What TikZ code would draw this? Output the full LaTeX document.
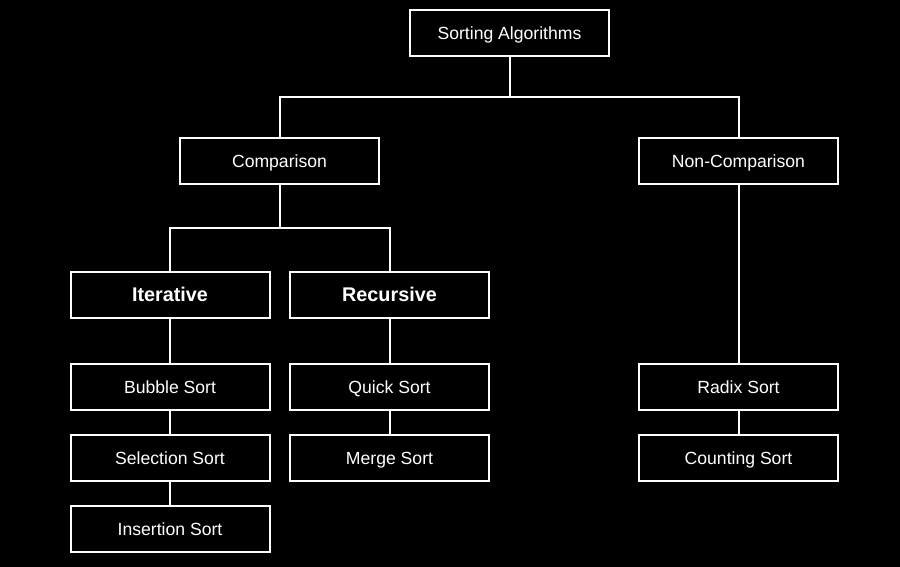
\documentclass[tikz,border=0pt]{standalone}
\usepackage{fontspec}
\setmainfont{Liberation Sans}
\begin{document}
\begin{tikzpicture}[x=1pt,y=-1pt,
  box/.style={draw=white,line width=2pt,fill=black,text=white,minimum width=199pt,minimum height=46pt,inner sep=0pt,text height=12.2pt,text depth=0pt,font=\fontsize{17.6}{20}\selectfont},
  boldbox/.style={box,text height=13.8pt,font=\fontsize{19.8}{22}\selectfont\bfseries},
  link/.style={draw=white,line width=2pt}]
\fill[black] (0,0) rectangle (900,567);
\useasboundingbox (0,0) rectangle (900,567);
\node[box] (root) at (509.5,33.5) {Sorting Algorithms};
\node[box] (comp) at (279.5,161) {Comparison};
\node[box] (non) at (738.5,161) {Non-Comparison};
\node[boldbox] (iter) at (170,294.5) {Iterative};
\node[boldbox] (rec) at (389.5,294.5) {Recursive};
\node[box] (bub) at (170,387) {Bubble Sort};
\node[box] (sel) at (170,458) {Selection Sort};
\node[box] (ins) at (170,529) {Insertion Sort};
\node[box] (quick) at (389.5,387) {Quick Sort};
\node[box] (merge) at (389.5,458) {Merge Sort};
\node[box] (radix) at (738.5,387) {Radix Sort};
\node[box] (count) at (738.5,458) {Counting Sort};
\coordinate (j1) at (509.5,97);
\coordinate (j2) at (279.5,228);
\draw[link] (root.south) -- (j1) -| (comp.north);
\draw[link] (j1) -| (non.north);
\draw[link] (comp.south) -- (j2) -| (iter.north);
\draw[link] (j2) -| (rec.north);
\draw[link] (iter) -- (bub);
\draw[link] (bub) -- (sel);
\draw[link] (sel) -- (ins);
\draw[link] (rec) -- (quick);
\draw[link] (quick) -- (merge);
\draw[link] (non) -- (radix);
\draw[link] (radix) -- (count);
\end{tikzpicture}
\end{document}
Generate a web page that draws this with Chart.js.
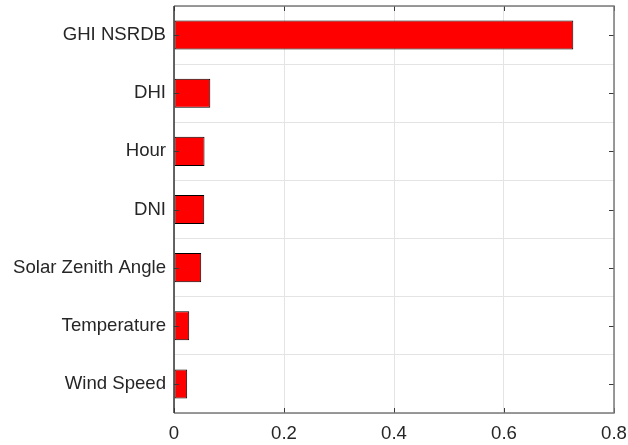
<!DOCTYPE html>
<html>
<head>
<meta charset="utf-8">
<script src="https://cdn.jsdelivr.net/npm/chart.js@4.4.1/dist/chart.umd.min.js"></script>
<style>
  html, body { margin: 0; padding: 0; background: #fff; }
  #wrap { width: 628px; height: 445px; position: relative; }
</style>
</head>
<body>
<div id="wrap"><canvas id="chart" width="628" height="445"></canvas></div>
<script>
// Feature importance, top to bottom
const features = ["GHI NSRDB", "DHI", "Hour", "DNI", "Solar Zenith Angle", "Temperature", "Wind Speed"];
const importance = [0.726, 0.066, 0.0555, 0.055, 0.0495, 0.0277, 0.024];
const xTicks = [0, 0.2, 0.4, 0.6, 0.8];

const FONT = { family: "Arial, 'Liberation Sans', Helvetica, sans-serif", size: 18.6 };
const TEXT = "#262626";

// Boxed axes with inward tick marks on all four sides
const boxAxes = {
  id: "boxAxes",
  afterDatasetsDraw(chart) {
    const { ctx, chartArea: a, scales: { x, y } } = chart;
    const len = 5;
    ctx.save();
    ctx.strokeStyle = "#3a3a3a";
    ctx.lineWidth = 1;
    ctx.beginPath();
    xTicks.forEach(v => {
      const px = Math.round(x.getPixelForValue(v)) + 0.5;
      ctx.moveTo(px, a.bottom); ctx.lineTo(px, a.bottom - len);
      ctx.moveTo(px, a.top); ctx.lineTo(px, a.top + len);
    });
    features.forEach((f, i) => {
      const py = Math.round(y.getPixelForValue(i)) + 0.5;
      ctx.moveTo(a.left, py); ctx.lineTo(a.left + len, py);
      ctx.moveTo(a.right, py); ctx.lineTo(a.right - len, py);
    });
    ctx.stroke();
    // top, right and bottom edges in gray
    ctx.strokeStyle = "#7a7a7a";
    ctx.lineWidth = 1.5;
    ctx.beginPath();
    ctx.moveTo(a.left, a.top); ctx.lineTo(a.right, a.top);
    ctx.lineTo(a.right, a.bottom); ctx.lineTo(a.left, a.bottom);
    ctx.stroke();
    // left edge darker
    ctx.strokeStyle = "#333333";
    ctx.beginPath();
    ctx.moveTo(a.left, a.top); ctx.lineTo(a.left, a.bottom);
    ctx.stroke();
    ctx.restore();
  }
};

new Chart(document.getElementById("chart"), {
  type: "bar",
  data: {
    labels: features,
    datasets: [{
      data: importance,
      backgroundColor: "#ff0000",
      borderColor: "#000000",
      borderWidth: 1,
      borderSkipped: false,
      categoryPercentage: 1.0,
      barPercentage: 0.5
    }]
  },
  options: {
    indexAxis: "y",
    responsive: false,
    animation: false,
    devicePixelRatio: 1,
    layout: { padding: { top: 6, right: 14, bottom: 0, left: 0 } },
    plugins: { legend: { display: false }, tooltip: { enabled: false } },
    scales: {
      x: {
        min: 0, max: 0.8,
        afterBuildTicks(scale) { scale.ticks = xTicks.map(v => ({ value: v })); },
        afterFit(scale) { scale.height = 32; scale.paddingLeft = 0; scale.paddingRight = 0; },
        grid: { color: "#e4e4e4", drawTicks: false },
        border: { display: false },
        ticks: { color: TEXT, font: FONT, padding: 10, maxRotation: 0,
                 callback: v => String(v) }
      },
      y: {
        afterFit(scale) { scale.width = 174; scale.paddingTop = 0; scale.paddingBottom = 0; },
        grid: { color: "#e4e4e4", drawTicks: false },
        border: { display: false },
        ticks: { color: TEXT, font: FONT, padding: 8 }
      }
    }
  },
  plugins: [boxAxes]
});
</script>
</body>
</html>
########################################
Return the lines of the records that include the string "this".

What TikZ code would draw this? Output the full LaTeX document.
Generate a web page that draws this with Chart.js.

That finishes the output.